‘Life’ Prompts: At What Could Have Been A Devastating Time

There are so many things for us to sort out: bank accounts, house buying, paying French bills, social security numbers (you can’t do anything in Ireland without a social security number) but also, just to add to it, we need Irish driving licences because Ireland will no longer accept a UK driving licence because of Brexit! Add the pandemic into the mix, with half of the institutions you have to go to shut and it’s a joy. But, as someone said to us ‘you do like a big move don’t you?
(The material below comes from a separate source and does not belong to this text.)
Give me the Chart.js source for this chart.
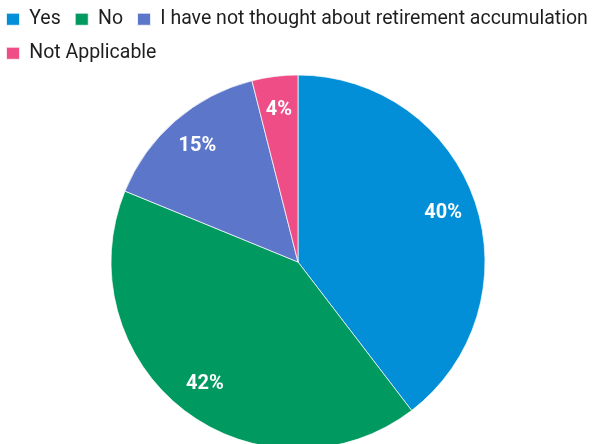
<!DOCTYPE html>
<html>
<head>
<meta charset="utf-8">
<script src="https://cdn.jsdelivr.net/npm/chart.js@4"></script>
<style>
  html, body { margin: 0; padding: 0; background: #fff; }
  #wrap { position: relative; width: 603px; height: 444px; overflow: hidden; }
  #chart { position: absolute; left: -8px; top: -5px; }
</style>
</head>
<body>
<div id="wrap">
  <canvas id="chart" width="612" height="456"></canvas>
</div>
<script>
const categories = ['Yes', 'No', 'I have not thought about retirement accumulation', 'Not Applicable'];
const shares = [40, 42, 15, 4];
const sliceColors = ['#038fd7', '#00995f', '#5c77c9', '#ef4d86'];

// white percentage text inside each slice
const sliceLabels = {
    id: 'sliceLabels',
    afterDatasetsDraw(chart) {
        const ctx = chart.ctx;
        const meta = chart.getDatasetMeta(0);
        ctx.save();
        ctx.fillStyle = '#fff';
        ctx.font = 'bold 20px Roboto';
        ctx.textAlign = 'center';
        ctx.textBaseline = 'middle';
        meta.data.forEach((arc, i) => {
            const p = arc.getProps(['x', 'y', 'startAngle', 'endAngle', 'outerRadius'], true);
            const mid = (p.startAngle + p.endAngle) / 2;
            const r = p.outerRadius * 0.82;
            ctx.fillText(shares[i] + '%', p.x + Math.cos(mid) * r, p.y + Math.sin(mid) * r);
        });
        ctx.restore();
    }
};

const ctx = document.getElementById('chart');

new Chart(ctx, {
    type: 'pie',
    data: {
        labels: categories,
        datasets: [{
            data: shares,
            backgroundColor: sliceColors,
            borderColor: 'rgba(255,255,255,0.7)',
            borderWidth: 1,
            radius: 187
        }]
    },
    options: {
        responsive: false,
        animation: false,
        layout: { padding: 0 },
        plugins: {
            legend: {
                position: 'top',
                align: 'start',
                labels: {
                    boxWidth: 13,
                    boxHeight: 12,
                    padding: 14.5,
                    color: '#1e1e1e',
                    font: { family: 'Roboto', size: 19.5 }
                }
            },
            tooltip: { enabled: false }
        }
    },
    plugins: [sliceLabels]
});
</script>
</body>
</html>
And why not! Keeps us entertained 😂

Now since living in France, despite trying to get a social security number for five years I was never successful. We’re not the kind of folks who go to the doctor at the drop of a hat so no worries there, but due to the bureaucracy and lack of resources I was not able to get a referral to an eye consultant for the Glaucoma that I had developed at thirty-eight. Neither did I go to the opticians, because you can’t just go to the opticians in France you need a referral and two other hoops to jump through, so I gave up! I would also add to that how I kidded myself that because I was no longer staring at a computer twelve hours a day the Glaucoma had miraculously disappeared. The stories we tell ourselves sometimes!

So on arrival in Ireland the first thing I did was book an opticians appointment for us both. I had promised a lovely client of mine that I would, and she was very dear to me so I needed to keep my word. Also because we needed a report to enable us to get our licences, and the fact that my glasses were now nearly six years old, and I am officially myopic, the opticians appointments were my priority.

On arrival I was seen first. I knew I was in trouble when I could hardly see any of the field of vision test in my left eye. I had the photos of the back of my eye taken as well and halfway through my test the lovely optician informed my pressures were so high she was worried I was going to have ‘a bleed’ and that she was sending me as an emergency referral to the eye clinic there and then. Thank God they speak English, thank God we moved here when we did! She also explained that she believed I had already had a small bleed, that would not have necessarily affected my vision, but given that my pressures were dangerously high I need to go, and I need to go now. In addition she couldn’t sign off my form for my driving licence, something I had always feared since my initial diagnosis, that would no longer have the freedom that driving gave me.

Poor RD his appointment was cancelled and he had to drive like the wind to the hospital in the next county Sligo. On the way he was very quiet and confessed that he was really worried about me. I however was very calm, and explained to him that we could look at the drama, and the negative possibilities, and thereby build it up into a crises or, as I was seeing it, we could see our good fortune: that out of all of the things I had to organise ‘life’ had told me to book the opticians appointment first. That we had now moved to Ireland just in time, as it appeared, to save my eyesight; and that I was now in a country where I could speak the language (never under-estimate that). I actually saw myself as blessed.

When I explained it to him, RD commented that he hadn’t thought of it that way, and now looking at it that way his stresses were less.

On arrival at the hospital, after going through two road checks to ensure our journey was essential, off I went into the hospital. They were absolutely brilliant, no questions as to why I had let my glaucoma get out of hand, no judgement, in fact a lot of understanding. We were where we were, judgement was not going to help.

I was dispatched three and a half hours later with eye drops that make your eyelashes grow (always a half full girl) and we set off in the dark January night for our three hour journey home through the mountains. At this point I will introduce my other blessing that day: RD. He waited in the cold for three hours, walking the puppies who we had thought we could take for a walk around Donegal town, and had brought with us. There were no facilities in this pandemic time for him to even buy a coffee, luckily I brought him one out from the little coffee shop in the hospital, that I passed on my way out. He then drove home in the pitch black, a total of six hours driving that day, with never a word of complaint.

The following week we went back to complete our eye tests. I had religiously applied my drops every day, and I had never allowed my brain to wonder ‘what if?’ I know that what will be, will be, and negative thoughts can bring negative things your way, so I have strong enough processes now to stop my brain going down that road. By the end of the test my eyes had improved sufficiently for my form to get my licence to be signed off. When I asked the young optician (everyone’s young to me now!) if my pressures and eyesight had improved, or was that wishful thinking, he said he thought it was wishful thinking but would check anyway. In fact my field of vision had improved dramatically, my prescription has also reduced and my pressures had gone from dangerously high to within normal parameters, in a week! Even he was shocked. I wasn’t, I was just grateful.




  1. Brilliant! A long scary day (week) with a very good outcome. Glad to hear it. Hope getting a driving license in Ireland will be easier than it is reputed to be in France. That’s something I’ve been postponing for fear of the tests and the expense!